Protest season is in full swing. A five-month campaign of fast-food-worker demonstrations reached its crescendo in September with marches in New York, Detroit, and dozens of other cities; a climate-change march later that month saw more than 100 protesters arrested in New York; and two months of protests against police in Ferguson, Missouri are set to coalesce in a “Weekend of Resistance” in and around the city starting Friday.
Along with all that free speech comes a very real risk of unlawful detention, physical injury, and gagging — metaphorical and literal — on the part of overzealous police. While those who have been manhandled by the police can’t literally strike back, they can use a powerful and increasingly effective legal avenue to hit cops and police departments where it really hurts: the wallet.
The avenue: a federal law known as Section 1983. Passed by Congress as part the Civil Rights Act of 1871, Section 1983 allows anyone whose Constitutional rights were violated by state employees to sue for damages in a federal court. It’s the basis for a $40 million lawsuit filed against the Ferguson police by five individuals arrested during the protests.

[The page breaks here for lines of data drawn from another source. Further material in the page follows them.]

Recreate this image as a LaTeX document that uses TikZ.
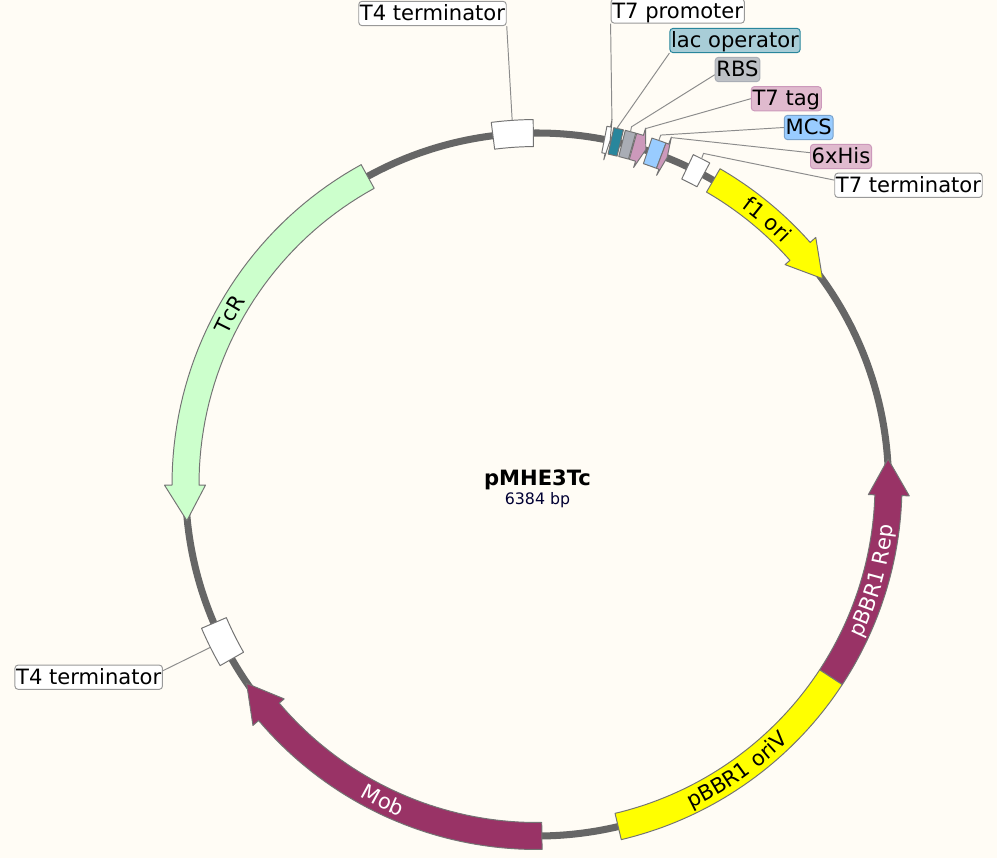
\documentclass[tikz,border=0pt]{standalone}
\usepackage{fontspec}
\setmainfont{DejaVu Sans}
\usetikzlibrary{decorations.text}
\definecolor{mPaper}{RGB}{255,252,245}
\definecolor{mBack}{RGB}{102,102,102}
\definecolor{mPurple}{RGB}{153,51,102}
\definecolor{mGreen}{RGB}{204,255,204}
\definecolor{mYellow}{RGB}{255,255,0}
\definecolor{mTeal}{RGB}{41,134,156}
\definecolor{mTealLt}{RGB}{168,205,215}
\definecolor{mGrey}{RGB}{169,173,181}
\definecolor{mGreyLt}{RGB}{190,193,198}
\definecolor{mPink}{RGB}{204,153,187}
\definecolor{mPinkLt}{RGB}{224,186,206}
\definecolor{mSky}{RGB}{153,204,255}
\definecolor{mNavy}{RGB}{0,0,51}
\newcommand{\featfont}{\fontsize{12pt}{14pt}\selectfont}
\tikzset{
  backln/.style={line width=4pt, mBack},
  featln/.style={line width=0.55pt, draw=black!55, line join=round},
  leader/.style={line width=0.55pt, black!45},
  plasmidlbl/.style={draw=black!40, line width=0.55pt, rounded corners=1.8pt, fill=white,
    font=\featfont, inner xsep=0.7pt, inner ysep=0pt, minimum height=13.8pt,
    text height=9.5pt, text depth=1.3pt},
}
\newcommand{\gx}[2]{537+(#1)*cos(#2)}
\newcommand{\gy}[2]{484.5-(#1)*sin(#2)}
% fill, start angle, end angle
\newcommand{\boxfeat}[3]{%
  \draw[featln, fill=#1]
    plot[domain=#2:#3, samples=40] ({\gx{338}{\x}},{\gy{338}{\x}})
    -- plot[domain=#3:#2, samples=40] ({\gx{365}{\x}},{\gy{365}{\x}}) -- cycle;
}
% fill, start angle, head base angle, tip angle
\newcommand{\arrowfeat}[4]{%
  \draw[featln, fill=#1]
    plot[domain=#2:#3, samples=40] ({\gx{338}{\x}},{\gy{338}{\x}})
    -- ({\gx{331.5}{#3}},{\gy{331.5}{#3}}) -- ({\gx{352}{#4}},{\gy{352}{#4}})
    -- ({\gx{372.5}{#3}},{\gy{372.5}{#3}})
    -- plot[domain=#3:#2, samples=40] ({\gx{365}{\x}},{\gy{365}{\x}}) -- cycle;
}
% colour, baseline radius, start angle, end angle, text
\newcommand{\feattext}[5]{%
  \path[decorate, decoration={text along path, text align=center,
      text={|\featfont\color{#1}|#5}}]
    plot[domain=#3:#4, samples=50] ({\gx{#2}{\x}},{\gy{#2}{\x}});
}

\begin{document}
\begin{tikzpicture}[x=0.02cm,y=-0.02cm]
    \useasboundingbox (0,0) rectangle (997,858);
    \fill[mPaper] (0,0) rectangle (997,858);
    % backbone
    \draw[backln] (537,484.5) circle[radius=351.5];
    % large features
    \arrowfeat{mYellow}{59.9}{41.55}{35.8}
    \arrowfeat{mPurple}{-33.25}{-1.75}{4.15}
    \boxfeat{mYellow}{-76.65}{-33.25}
    \arrowfeat{mPurple}{-89.2}{-139.7}{-145.6}
    \arrowfeat{mGreen}{118.8}{180.1}{185.9}
    % terminators
    \foreach \a/\b in {90.6/97.2, 61.75/64.65, 203.2/209.75} {
      \boxfeat{white}{\a}{\b}
    }
    % small features near the promoter
    \arrowfeat{white}{78.95}{78.38}{78.0}
    \boxfeat{mTeal}{76.3}{77.85}
    \boxfeat{mGrey}{74.3}{76.0}
    \arrowfeat{mPink}{74.15}{73.05}{72.0}
    \boxfeat{mSky}{69.3}{71.65}
    \arrowfeat{mPink}{69.3}{68.85}{68.3}
    % feature names
    \feattext{black}{344}{69}{29}{f1 ori}
    \feattext{black}{344}{171}{131}{TcR}
    \feattext{white}{359}{-40}{8}{pBBR1 Rep}
    \feattext{black}{359}{-80}{-30}{pBBR1 oriV}
    \feattext{white}{359}{224}{264}{Mob}
    % centre
    \node[font=\featfont\bfseries] (title) at (537.5,480) {pMHE3Tc};
    \node[font=\fontsize{9pt}{11pt}\selectfont, mNavy] (size) at (537.5,500.5) {6384 bp};
    % labels
    \node[plasmidlbl] (lblTopT) at (432.5,13.5) {T4 terminator};
    \node[plasmidlbl] (lblProm) at (677.7,11) {T7 promoter};
    \node[plasmidlbl, fill=mTealLt, draw=mTeal] (lblLac) at (735,40.5) {lac operator};
    \node[plasmidlbl, fill=mGreyLt, draw=mGrey] (lblRbs) at (737.5,69.5) {RBS};
    \node[plasmidlbl, fill=mPinkLt, draw=mPink] (lblTag) at (786.3,98.7) {T7 tag};
    \node[plasmidlbl, fill=mSky, draw=mSky!80!black] (lblMcs) at (808.7,127.5) {MCS};
    \node[plasmidlbl, fill=mPinkLt, draw=mPink] (lblHis) at (841,156.5) {6xHis};
    \node[plasmidlbl] (lblTerm) at (908.5,185.3) {T7 terminator};
    \node[plasmidlbl] (lblLeftT) at (88.7,677.2) {T4 terminator};
    % leader ends
    \coordinate (tipTopT) at ({\gx{365}{93.9}},{\gy{365}{93.9}});
    \coordinate (tipProm) at ({\gx{372}{78.38}},{\gy{372}{78.38}});
    \coordinate (tipLac) at ({\gx{366}{77.3}},{\gy{366}{77.3}});
    \coordinate (endLac) at ({\gx{365}{77.05}},{\gy{365}{77.05}});
    \coordinate (tipRbs) at ({\gx{370}{75.2}},{\gy{370}{75.2}});
    \coordinate (endRbs) at ({\gx{365}{75.15}},{\gy{365}{75.15}});
    \coordinate (tipTag) at ({\gx{372}{73.05}},{\gy{372}{73.05}});
    \coordinate (tipMcs) at ({\gx{370.7}{70.5}},{\gy{370.7}{70.5}});
    \coordinate (endMcs) at ({\gx{365}{70.5}},{\gy{365}{70.5}});
    \coordinate (tipHis) at ({\gx{372}{68.85}},{\gy{372}{68.85}});
    \coordinate (tipTerm) at ({\gx{370.6}{63.3}},{\gy{370.6}{63.3}});
    \coordinate (endTerm) at ({\gx{365}{63.2}},{\gy{365}{63.2}});
    \coordinate (tipLeftT) at ({\gx{365.5}{206.5}},{\gy{365.5}{206.5}});
    % leaders
    \draw[leader] (lblTopT.south east) -- (tipTopT);
    \draw[leader] (lblProm.south west) -- (tipProm);
    \draw[leader] (lblLac.south west) -- (tipLac) -- (endLac);
    \draw[leader] (lblRbs.193) -- (tipRbs) -- (endRbs);
    \draw[leader] (lblTag.west) -- (tipTag);
    \draw[leader] (lblMcs.west) -- (tipMcs) -- (endMcs);
    \draw[leader] (lblHis.173) -- (tipHis);
    \draw[leader] (lblTerm.176) -- (tipTerm) -- (endTerm);
    \draw[leader] (lblLeftT.5) -- (tipLeftT);
\end{tikzpicture}
\end{document}
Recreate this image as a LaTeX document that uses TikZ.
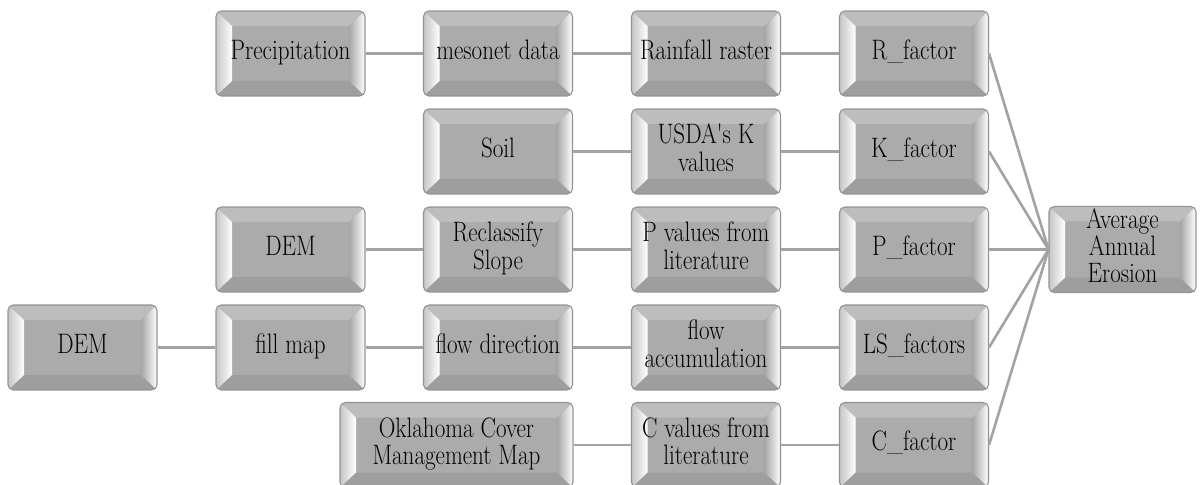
\documentclass[tikz,border=0pt]{standalone}
\usepackage{graphicx}
\usetikzlibrary{calc,positioning}

\newcommand{\boxtext}[1]{\scalebox{0.82}[1]{\begin{tabular}{@{}c@{}}#1\end{tabular}}}

\tikzset{
  bevelbox/.style={rectangle, rounded corners=3pt, draw=gray!85, line width=0.6pt,
    fill=gray!66, minimum width=2.98cm, minimum height=1.7cm, inner sep=1pt,
    align=center, font=\fontsize{16}{15}\selectfont,
    path picture={
      \coordinate (pnw) at (path picture bounding box.north west);
      \coordinate (pne) at (path picture bounding box.north east);
      \coordinate (psw) at (path picture bounding box.south west);
      \coordinate (pse) at (path picture bounding box.south east);
      % bevel faces
      \fill[gray!52, sharp corners] (pnw) -- (pne) -- ($(pne)+(-0.32cm,-0.3cm)$) -- ($(pnw)+(0.32cm,-0.3cm)$) -- cycle;
      \fill[gray!76, sharp corners] (psw) -- (pse) -- ($(pse)+(-0.32cm,0.3cm)$) -- ($(psw)+(0.32cm,0.3cm)$) -- cycle;
      \shade[left color=gray!45, right color=white, sharp corners] (pnw) -- (psw) -- ($(psw)+(0.32cm,0.3cm)$) -- ($(pnw)+(0.32cm,-0.3cm)$) -- cycle;
      \shade[left color=gray!70, right color=white, sharp corners] (pne) -- (pse) -- ($(pse)+(-0.32cm,0.3cm)$) -- ($(pne)+(-0.32cm,-0.3cm)$) -- cycle;
    }},
  link/.style={draw=gray!72, line width=1.5pt}
}

\begin{document}
\begin{tikzpicture}[x=0.02cm, y=-0.02cm]
  \useasboundingbox (0,0) rectangle (1201,484);

  % Rainfall row
  \node[bevelbox] (precip)  at (290.5,53.5) {\boxtext{Precipitation}};
  \node[bevelbox] (mesonet) at (498,53.5)   {\boxtext{mesonet data}};
  \node[bevelbox] (rain)    at (706,53.5)   {\boxtext{Rainfall raster}};
  \node[bevelbox] (rfac)    at (914,53.5)   {\boxtext{R\_factor}};

  % Soil row
  \node[bevelbox] (soil) at (498,151.5) {\boxtext{Soil}};
  \node[bevelbox] (usda) at (706,151.5) {\boxtext{USDA\textquotesingle s K\\values}};
  \node[bevelbox] (kfac) at (914,151.5) {\boxtext{K\_factor}};

  % Slope row
  \node[bevelbox] (dem)     at (290.5,249.5) {\boxtext{DEM}};
  \node[bevelbox] (reclass) at (498,249.5)   {\boxtext{Reclassify\\Slope}};
  \node[bevelbox] (pval)    at (706,249.5)   {\boxtext{P values from\\literature}};
  \node[bevelbox] (pfac)    at (914,249.5)   {\boxtext{P\_factor}};

  % Flow row
  \node[bevelbox] (demb)    at (82.5,347.5)  {\boxtext{DEM}};
  \node[bevelbox] (fill)    at (290.5,347.5) {\boxtext{fill map}};
  \node[bevelbox] (flowdir) at (498,347.5)   {\boxtext{flow direction}};
  \node[bevelbox] (flowacc) at (706,347.5)   {\boxtext{flow\\accumulation}};
  \node[bevelbox] (lsfac)   at (914,347.5)   {\boxtext{LS\_factors}};

  % Cover row
  \node[bevelbox, minimum width=4.66cm] (cover) at (456.5,445) {\boxtext{Oklahoma Cover\\Management Map}};
  \node[bevelbox] (cval) at (706,445) {\boxtext{C values from\\literature}};
  \node[bevelbox] (cfac) at (914,445) {\boxtext{C\_factor}};

  % Result
  \node[bevelbox, minimum width=2.94cm] (erosion) at (1122.5,249.5) {\boxtext{Average\\Annual\\Erosion}};

  % Links
  \foreach \a/\b in {precip/mesonet, mesonet/rain, rain/rfac, soil/usda, usda/kfac,
                     dem/reclass, reclass/pval, pval/pfac, demb/fill, fill/flowdir,
                     flowdir/flowacc, flowacc/lsfac, cover/cval, cval/cfac}
    \draw[link] (\a) -- (\b);
  \foreach \f in {rfac, kfac, pfac, lsfac, cfac}
    \draw[link] (\f.east) -- (erosion.west);
\end{tikzpicture}
\end{document}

While the law is more than 143 years old, in its second century it has become a powerful check against state and local government overreach. Why now? Well, for one thing, civil rights are a lot further along than they were in the Reconstruction Era. For context, at the time Section 1983 was enacted, women would wait 48 years for the 19th Amendment (giving them the right to vote) and African Americans had another 84 years to go until the Supreme Court ended segregation in Brown v. Board of Education.